= Advanced electronic signature =

EU-compliant electronic signature system

An advanced electronic signature (AES or AdES) is an electronic signature that has met the requirements set forth under EU Regulation No 910/2014 (eIDAS-regulation) on electronic identification and trust services for electronic transactions in the European Single Market.

==Description==

eIDAS created standards for the use of electronic signatures so that they could be used securely when conducting business online, such as an electronic fund transfer or official business across borders with EU Member States. The advanced electronic signature is one of the standards outlined in eIDAS.

For an electronic signature to be considered as advanced it must meet several requirements:
1. The signatory can be uniquely identified and linked to the signature
2. The signatory must have sole control of the signature creation data (typically a private key) that was used to create the electronic signature
3. The signature must be capable of identifying if its accompanying data has been tampered with after the message was signed
4. In the event that the accompanying data has been changed, the signature must be invalidated

Advanced electronic signatures that are compliant with eIDAS may be technically implemented through the Ades Baseline Profiles that have been developed by the European Telecommunications Standards Institute (ETSI):
- XAdES, XML Advanced Electronic Signatures is a set of extensions to XML-DSig recommendation making it suitable for Advanced Electronic Signatures.
- PAdES, PDF Advanced Electronic Signatures is a set of restrictions and extensions to PDF and ISO 32000-1 making it suitable for Advanced Electronic Signatures.
- CAdES, CMS Advanced Electronic Signatures is a set of extensions to Cryptographic Message Syntax (CMS) signed data, making it suitable for Advanced Electronic Signatures.
- JAdES, JSON Advanced Electronic Signatures is a set of extensions to JSON Web Signature (RFC 7515) making it suitable for Advanced Electronic Signatures.
- ASiC Baseline Profile. ASiC (Associated Signature Containers) specifies the use of container structures to bind together one or more signed objects with either advanced electronic signatures or time-stamp tokens into one single digital (zip) container.

==Vision==

The implementation of advanced electronic signatures under the specification of eIDAS serves several purposes. Business and public services processes, even those that go across borders can be safely expedited by using electronic signing. With eIDAS, EU States are required to establish "points of single contact" (PSCs) for trust services that ensure the electronic ID schemes can be used in public sector transactions that occur cross-borders, including access to healthcare information across borders.

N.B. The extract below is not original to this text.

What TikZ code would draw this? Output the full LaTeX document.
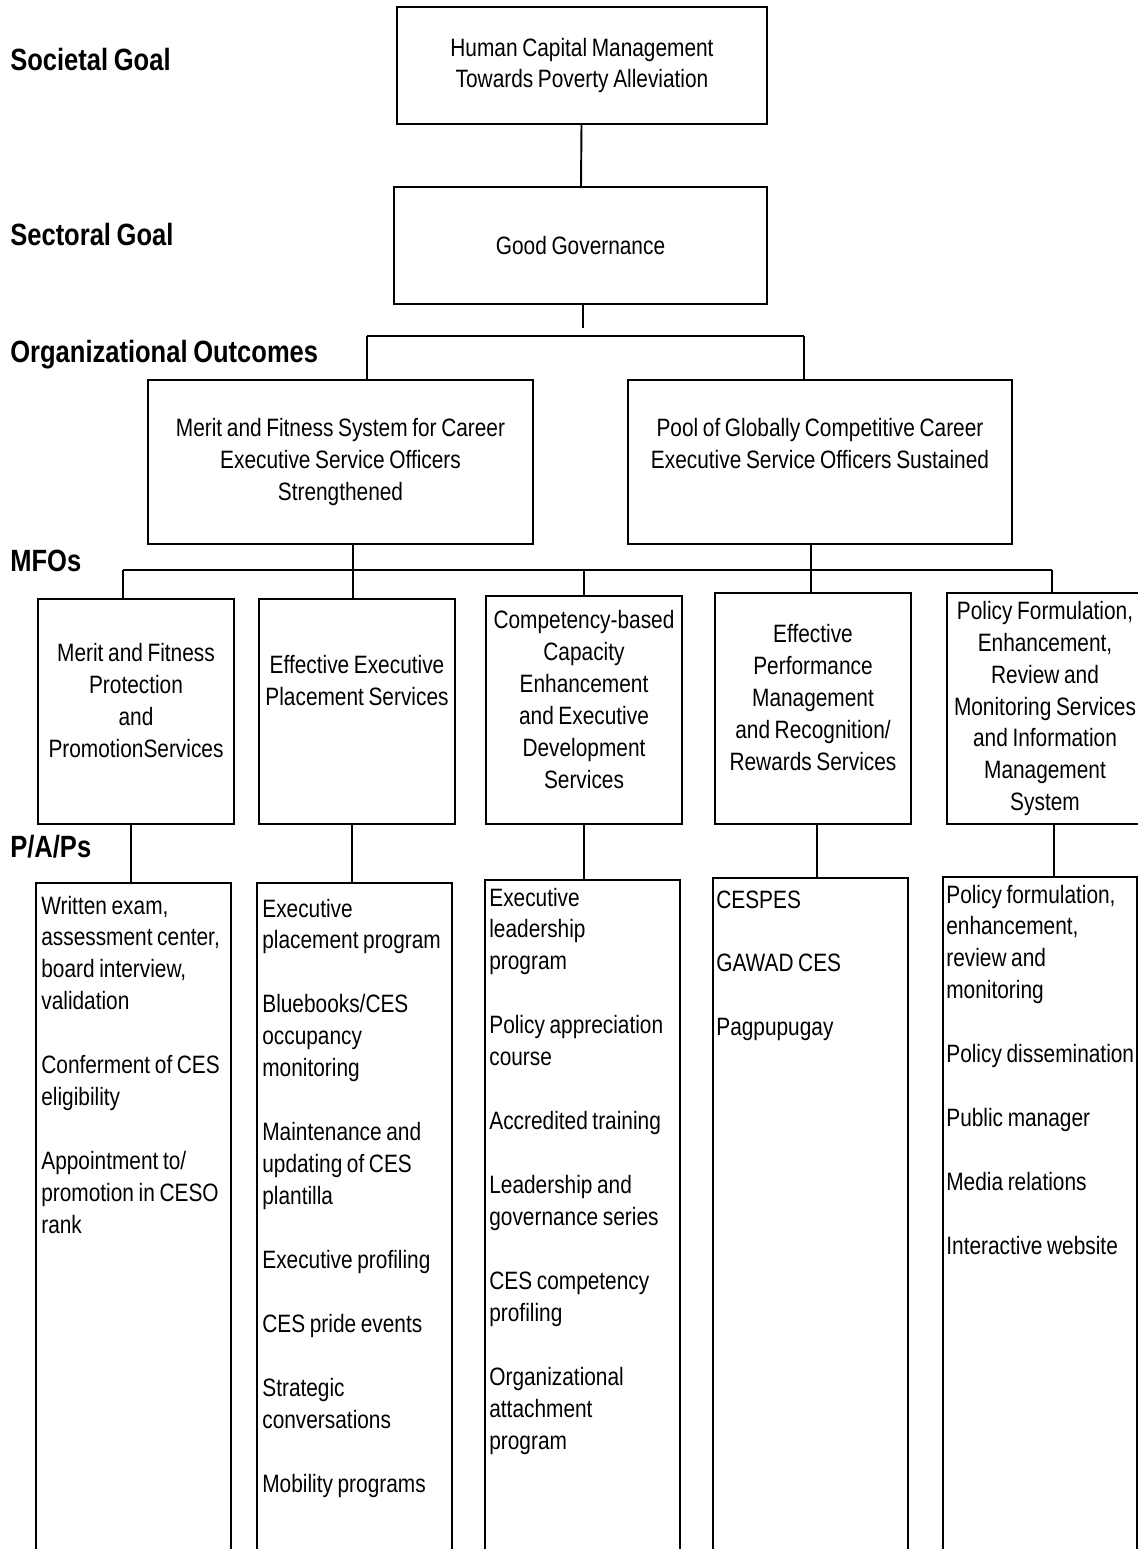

In the past, when signing a document or message, the signatory would sign it and then return it to its intended recipient through the postal service, via facsimile service, or by scanning and attaching it to an email. This could lead to delays and, of course, the possibility that signatures could be forged and documents altered, especially when multiple signatures from different people located in different locations are required. The process of using an advanced electronic signature saves time, is legally binding and assures a high level of technical security.

==Legal implications==

Following Article 25 (1) of the eIDAS regulation, an advanced electronic signature shall "not be denied legal effect and admissibility as evidence in legal proceedings". However it will reach a higher probative value when enhanced to the level of a qualified electronic signature. By adding a certificate that has been issued by a qualified trust service provider that attests to the authenticity of the qualified signature, the upgraded advanced signature then carries according to Article 24 (2) of the eIDAS Regulation the same legal value as a handwritten signature. However, this is only regulated in the European Union and similarly through ZertES in Switzerland. A qualified electronic signature is not defined in the United States.